Of course the Disco boy makes mistakes, silly mistakes, but there is a sense that he is learning from these mistakes, however slowly. In this sense, the Disco scene is not that much different from many pop music phenomena, and we ought not hate the people who succumb to shallow pastimes. If anyone has any doubt about the importance of Disco music on electronica music, trance, and other forms of modern dance music, they should read my article, "Vasquez, Levan: Paradise Glossed." (New York Observer, Vol. 14, No. 41, 30 Oct. 2000: 22.)

If you search on the Internet for the lyrics for "Disco Boy," you should note that somebody transcribed the words to the song incorrectly, completely distorting a crucial moment in the Disco boy's story. The incorrectly transcribed lyric appears as: "You'll never go on duty that's what you think…" This mistake has been reproduced too many times on the Internet to correct, let alone count. The correct lyric should read: "You're never gonna doody, that's what you think…"

So what happens to the Disco boy? Basically, he grooms himself meticulously with his nagging mother in mind, gets out on the dance floor, allows the excitement of the moment to bring him to a moment of near ecstasy, and then suddenly needs to relieve his bowels. Instead of doing the sensible thing, he doesn't want to leave the excitement and, in his own strange way, even thinks that the pretty people on the dance floor are somehow superhuman and don't need to engage in base human functions. The Disco boy tries to hold it in ("You're never gonna doody…").

Following this frustrating and futile moment, there is a long instrumental section in which the word "doody" appears at the end of every phrase. Then at the end of the instrumental section, what happens is even rather gruesome: a long, loud occurrence of the sub-contra A, the lowest note heard on the piano (the boom). There is irony here, since this sub-contra A is played on a synthesizer, which in theory can play lower than this traditional bottom limit of the pitch spectrum.

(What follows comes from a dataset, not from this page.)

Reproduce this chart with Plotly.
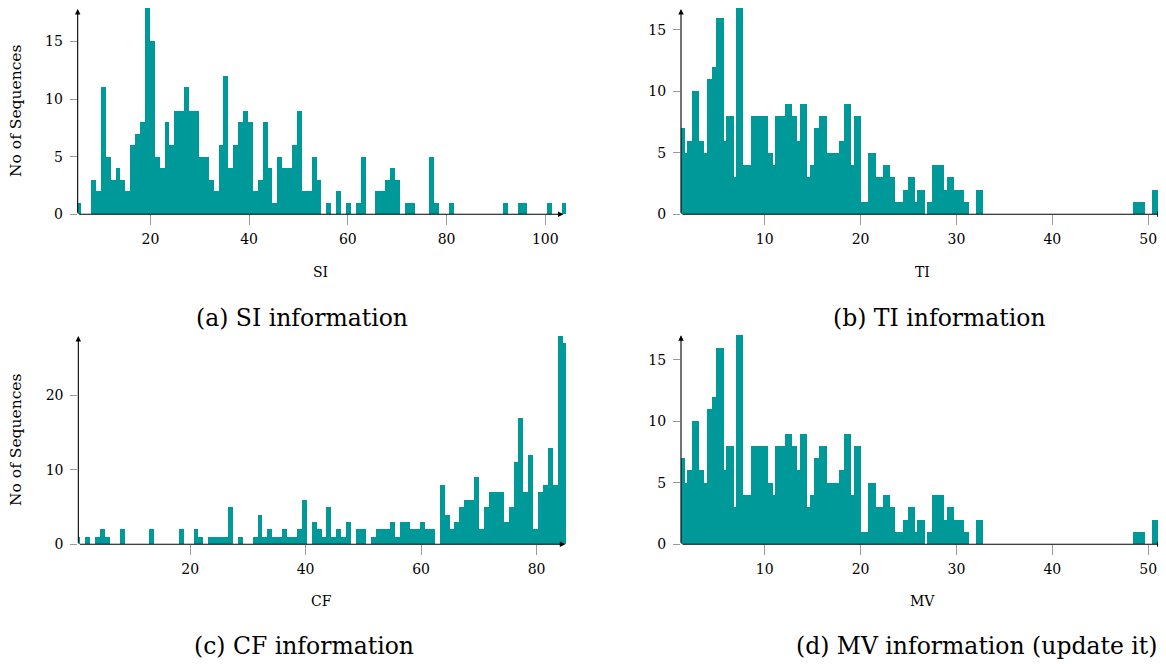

One might find the low note simply a fun way to end the section, without any symbolism attached to it. Franz Liszt used this sub-contra A in his only piano sonata, perhaps suggesting a crack of thunder, but he famously stated that there was no "program" to his 39-minute work. Nonetheless, I interpret (using a similar methodology to McClary's Beethoven analysis mentioned above) this sub-contra A as symbolizing the Disco boy finally relieving himself. Since bowel movements are not noisy affairs unless accompanied by a significant amount of flatulence, this low note is my third and final example.



In recapping these three depictions of flatulence: for Beethoven it was a rumble; to Stockhausen it was a honk; and for Zappa it was a boom. Other than these subtle differences, which are more nuances than anything else, all three composers imagined flatulence occurring in the low register and of rather long duration. They also depicted it humorously, which is admittedly a matter of taste in the long run.

If two out of three of my exegeses take hold (the Stockhausen is too obvious to challenge), one will never listen to these works in the same light. That might not be something an honest musicologist should brag about, but at least one should always consider the alternative: integrity dies when remaining silent about these things, once they are discovered; in other words, ignoring these facts may make silence, but it would also be deadly.


ED NOTE: Who Cut the Cheese?: A Cultural History of the Fart By Jim Dawson (Ten Speed Press, 1999) also notes that Mozart was enamored of flatulence.